# Passport expiry is in 7 months, Can I travel from India?



## akash_san2002 (Dec 12, 2009)

I am migrating to Australia from India in July and my Indian passport expires in 30th, January 2011. I heard that I can not leave India if my Passport expiry is due in next 6 months from day of travel. Is it true? If yes, what will be the last day on which I can travel?
To avoid risk, Do you think I need to book round trip ticket, just to prove them that I’ll be back in 10 days?

Apologies, if you think it’s not right forum to discuss my query.


----------



## sriikanth (May 23, 2009)

akash_san2002 said:


> I am migrating to Australia from India in July and my Indian passport expires in 30th, January 2011. I heard that I can not leave India if my Passport expiry is due in next 6 months from day of travel. Is it true?

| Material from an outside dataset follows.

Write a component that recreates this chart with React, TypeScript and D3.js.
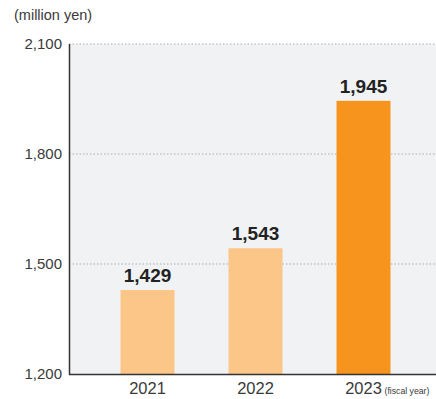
import React from "react";
import * as d3 from "d3";

const years = ["2021", "2022", "2023"];
const values = [1429, 1543, 1945];
const yTicks = [1200, 1500, 1800, 2100];
const barColors = ["#fbc687", "#fbc687", "#f7941e"];

export default function App() {
  const W = 436, H = 399;
  const left = 69, right = 436, top = 44, bottom = 374;
  const y = d3.scaleLinear().domain([1200, 2100]).range([bottom, top]);
  const x = d3.scaleBand<string>().domain(years).range([93.5, 417.5]).paddingInner(0.5).paddingOuter(0.25);
  const fmt = d3.format(",");
  const font = "'Liberation Sans', Arial, Helvetica, sans-serif";
  return (
    <svg width={W} height={H} style={{ position: "absolute", left: 0, top: 0 }} fontFamily={font}>
      <rect x={left} y={top} width={right - left} height={bottom - top} fill="#f1f2f4" />
      {yTicks.filter(t => t > 1200).map(t => (
        <line key={t} x1={left} x2={right} y1={y(t)} y2={y(t)} stroke="#a9abae" strokeWidth={1} strokeDasharray="1.5,2" />
      ))}
      {yTicks.map(t => (
        <text key={t} x={62} y={y(t) + 5} textAnchor="end" fontSize={15} fill="#3a3a3a">{fmt(t)}</text>
      ))}
      <text x={14} y={20} fontSize={14.5} fill="#3a3a3a">(million yen)</text>
      {years.map((yr, i) => (
        <g key={yr}>
          <rect x={x(yr)!} y={y(values[i])} width={x.bandwidth()} height={bottom - y(values[i])} fill={barColors[i]} />
          <text x={x(yr)! + x.bandwidth() / 2} y={y(values[i]) - 8} textAnchor="middle" fontSize={19} fontWeight="bold" fill="#222">{fmt(values[i])}</text>
          <text x={x(yr)! + x.bandwidth() / 2} y={394} textAnchor="middle" fontSize={16.5} fill="#3a3a3a">{yr}</text>
        </g>
      ))}
      <text x={384.5} y={394} fontSize={8.7} fill="#3a3a3a">(fiscal year)</text>
      <line x1={left} x2={right} y1={bottom + 0.5} y2={bottom + 0.5} stroke="#333" strokeWidth={1.5} />
      <line x1={left + 0.5} x2={left + 0.5} y1={top} y2={bottom + 1} stroke="#333" strokeWidth={1.5} />
    </svg>
  );
}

If yes, what will be the last day on which I can travel?
> To avoid risk, Do you think I need to book round trip ticket, just to prove them that I’ll be back in 10 days?
> 
> Apologies, if you think it’s not right forum to discuss my query.



its okay even if you dont return as you can renew your passport in the indian embassy in Australia and if your passport is valid for more than six months you can proceed and get your visa validated and maybe if you return can renew your passport back in India.


----------



## akash_san2002 (Dec 12, 2009)

sriikanth said:


> its okay even if you dont return as you can renew your passport in the indian embassy in Australia and if your passport is valid for more than six months you can proceed and get your visa validated and maybe if you return can renew your passport back in India.


Thanks Sreekanth. I think you are correct on papers, but I am worried about Indian immigration officers attitude. They may trouble 

How long does it take to get passport renewed if I submit in Australia?


----------



## sriikanth (May 23, 2009)

akash_san2002 said:


> Thanks Sreekanth. I think you are correct on papers, but I am worried about Indian immigration officers attitude. They may trouble
> 
> How long does it take to get passport renewed if I submit in Australia?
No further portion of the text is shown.